Can you transcribe the data exactly? Leave the pictures out.

*-*-*

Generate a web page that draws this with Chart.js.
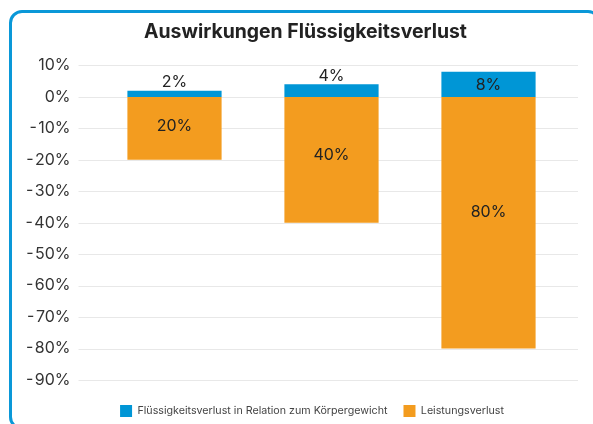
<!DOCTYPE html>
<html>
<head>
<meta charset="utf-8">
<script src="https://cdn.jsdelivr.net/npm/chart.js@4"></script>
<style>
  html, body { margin: 0; padding: 0; background: #fff; overflow: hidden; }
  .card {
    position: absolute; left: 9px; top: 10px; width: 592px; height: 420px;
    border: 3px solid #0a98d8; border-radius: 13px; box-sizing: border-box;
  }
  #wrap { position: absolute; left: 0; top: 0; width: 593px; height: 424px; }
</style>
</head>
<body>
<div class="card"></div>
<div id="wrap"><canvas id="myChart" width="593" height="424"></canvas></div>
<script>
const categories = ['2%', '4%', '8%'];
const fluidLoss = [2, 4, 8];
const performanceLoss = [-20, -40, -80];
const seriesNames = ['Flüssigkeitsverlust in Relation zum Körpergewicht', 'Leistungsverlust'];
const yTicks = { min: -90, max: 10, step: 10 };

const blue = '#0096d6';
const orange = '#f39c1f';
const fontName = 'Inter, "Noto Sans", sans-serif';

// grid lines run a bit past the plot on both sides
const gridExt = {
  id: 'gridExt',
  afterLayout(chart) {
    // legend sits a little right of the title in the original
    chart.legend.left += 6.5;
    chart.legend.right += 6.5;
  },
  beforeDatasetsDraw(chart) {
    const c = chart.ctx, a = chart.chartArea, y = chart.scales.y;
    c.save();
    c.strokeStyle = '#e8e8e8';
    c.lineWidth = 1;
    y.ticks.forEach((t) => {
      const py = Math.round(y.getPixelForValue(t.value)) + 0.5;
      c.beginPath();
      c.moveTo(a.left - 17.5, py);
      c.lineTo(a.right + 11, py);
      c.stroke();
    });
    c.restore();
  }
};

// value labels on the bars
const barLabels = {
  id: 'barLabels',
  afterDatasetsDraw(chart) {
    const c = chart.ctx;
    c.save();
    c.font = '16px ' + fontName;
    c.fillStyle = '#222';
    c.textAlign = 'center';
    c.textBaseline = 'middle';
    chart.data.datasets.forEach((ds, i) => {
      chart.getDatasetMeta(i).data.forEach((bar, j) => {
        const v = ds.data[j];
        const top = Math.min(bar.y, bar.base);
        const h = Math.abs(bar.base - bar.y);
        const txt = Math.abs(v) + '%';
        let ty;
        if (h < 20) ty = top - 8;
        else if (v > 0) ty = top + h / 2 + 1;
        else ty = top + h * 0.46;
        c.fillText(txt, bar.x, ty);
      });
    });
    c.restore();
  }
};

const ctx = document.getElementById('myChart');

new Chart(ctx, {
  type: 'bar',
  data: {
    labels: categories,
    datasets: [{
      label: seriesNames[0],
      data: fluidLoss,
      backgroundColor: blue,
      borderWidth: 0
    }, {
      label: seriesNames[1],
      data: performanceLoss,
      backgroundColor: orange,
      borderWidth: 0
    }]
  },
  options: {
    responsive: false,
    animation: false,
    events: [],
    categoryPercentage: 1,
    barPercentage: 0.6,
    layout: { padding: { left: 44, right: 26, top: 10.5, bottom: -3 } },
    scales: {
      x: {
        stacked: true,
        border: { display: false },
        grid: { display: false },
        ticks: { display: false },
        afterFit: (s) => { s.height = 9; }
      },
      y: {
        stacked: true,
        min: yTicks.min,
        max: yTicks.max,
        border: { display: false },
        grid: { display: false, drawTicks: false },
        afterFit: (s) => {
          s.width = 52;
          // labels are wider than the narrow axis box, don't clip them
          s._computeLabelArea = () => undefined;
        },
        ticks: {
          stepSize: yTicks.step,
          padding: 25.5,
          color: '#333',
          font: { family: fontName, size: 16 },
          callback: (v) => (v < 0 ? '-\u200A' + Math.abs(v) : v) + '%'
        }
      }
    },
    plugins: {
      title: {
        display: true,
        text: 'Auswirkungen Flüssigkeitsverlust',
        color: '#222',
        font: { family: fontName, size: 19.4, weight: 'bold' },
        padding: { top: 10.4, bottom: 21.3 }
      },
      legend: {
        position: 'bottom',
        labels: {
          boxWidth: 12,
          boxHeight: 12,
          padding: 16,
          color: '#444',
          font: { family: fontName, size: 10.7 }
        }
      },
      tooltip: { enabled: false }
    }
  },
  plugins: [gridExt, barLabels]
});
</script>
</body>
</html>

*-*-*

* _RESPONSE TO THIS TASK_:
Generate a web page that draws this with Chart.js.
<!DOCTYPE html>
<html>
<head>
<meta charset="utf-8">
<script src="https://cdn.jsdelivr.net/npm/chart.js@4"></script>
<style>
  html, body { margin: 0; padding: 0; background: #fff; overflow: hidden; }
  .card {
    position: absolute; left: 9px; top: 10px; width: 592px; height: 420px;
    border: 3px solid #0a98d8; border-radius: 13px; box-sizing: border-box;
  }
  #wrap { position: absolute; left: 0; top: 0; width: 593px; height: 424px; }
</style>
</head>
<body>
<div class="card"></div>
<div id="wrap"><canvas id="myChart" width="593" height="424"></canvas></div>
<script>
const categories = ['2%', '4%', '8%'];
const fluidLoss = [2, 4, 8];
const performanceLoss = [-20, -40, -80];
const seriesNames = ['Flüssigkeitsverlust in Relation zum Körpergewicht', 'Leistungsverlust'];
const yTicks = { min: -90, max: 10, step: 10 };

const blue = '#0096d6';
const orange = '#f39c1f';
const fontName = 'Inter, "Noto Sans", sans-serif';

// grid lines run a bit past the plot on both sides
const gridExt = {
  id: 'gridExt',
  afterLayout(chart) {
    // legend sits a little right of the title in the original
    chart.legend.left += 6.5;
    chart.legend.right += 6.5;
  },
  beforeDatasetsDraw(chart) {
    const c = chart.ctx, a = chart.chartArea, y = chart.scales.y;
    c.save();
    c.strokeStyle = '#e8e8e8';
    c.lineWidth = 1;
    y.ticks.forEach((t) => {
      const py = Math.round(y.getPixelForValue(t.value)) + 0.5;
      c.beginPath();
      c.moveTo(a.left - 17.5, py);
      c.lineTo(a.right + 11, py);
      c.stroke();
    });
    c.restore();
  }
};

// value labels on the bars
const barLabels = {
  id: 'barLabels',
  afterDatasetsDraw(chart) {
    const c = chart.ctx;
    c.save();
    c.font = '16px ' + fontName;
    c.fillStyle = '#222';
    c.textAlign = 'center';
    c.textBaseline = 'middle';
    chart.data.datasets.forEach((ds, i) => {
      chart.getDatasetMeta(i).data.forEach((bar, j) => {
        const v = ds.data[j];
        const top = Math.min(bar.y, bar.base);
        const h = Math.abs(bar.base - bar.y);
        const txt = Math.abs(v) + '%';
        let ty;
        if (h < 20) ty = top - 8;
        else if (v > 0) ty = top + h / 2 + 1;
        else ty = top + h * 0.46;
        c.fillText(txt, bar.x, ty);
      });
    });
    c.restore();
  }
};

const ctx = document.getElementById('myChart');

new Chart(ctx, {
  type: 'bar',
  data: {
    labels: categories,
    datasets: [{
      label: seriesNames[0],
      data: fluidLoss,
      backgroundColor: blue,
      borderWidth: 0
    }, {
      label: seriesNames[1],
      data: performanceLoss,
      backgroundColor: orange,
      borderWidth: 0
    }]
  },
  options: {
    responsive: false,
    animation: false,
    events: [],
    categoryPercentage: 1,
    barPercentage: 0.6,
    layout: { padding: { left: 44, right: 26, top: 10.5, bottom: -3 } },
    scales: {
      x: {
        stacked: true,
        border: { display: false },
        grid: { display: false },
        ticks: { display: false },
        afterFit: (s) => { s.height = 9; }
      },
      y: {
        stacked: true,
        min: yTicks.min,
        max: yTicks.max,
        border: { display: false },
        grid: { display: false, drawTicks: false },
        afterFit: (s) => {
          s.width = 52;
          // labels are wider than the narrow axis box, don't clip them
          s._computeLabelArea = () => undefined;
        },
        ticks: {
          stepSize: yTicks.step,
          padding: 25.5,
          color: '#333',
          font: { family: fontName, size: 16 },
          callback: (v) => (v < 0 ? '-\u200A' + Math.abs(v) : v) + '%'
        }
      }
    },
    plugins: {
      title: {
        display: true,
        text: 'Auswirkungen Flüssigkeitsverlust',
        color: '#222',
        font: { family: fontName, size: 19.4, weight: 'bold' },
        padding: { top: 10.4, bottom: 21.3 }
      },
      legend: {
        position: 'bottom',
        labels: {
          boxWidth: 12,
          boxHeight: 12,
          padding: 16,
          color: '#444',
          font: { family: fontName, size: 10.7 }
        }
      },
      tooltip: { enabled: false }
    }
  },
  plugins: [gridExt, barLabels]
});
</script>
</body>
</html>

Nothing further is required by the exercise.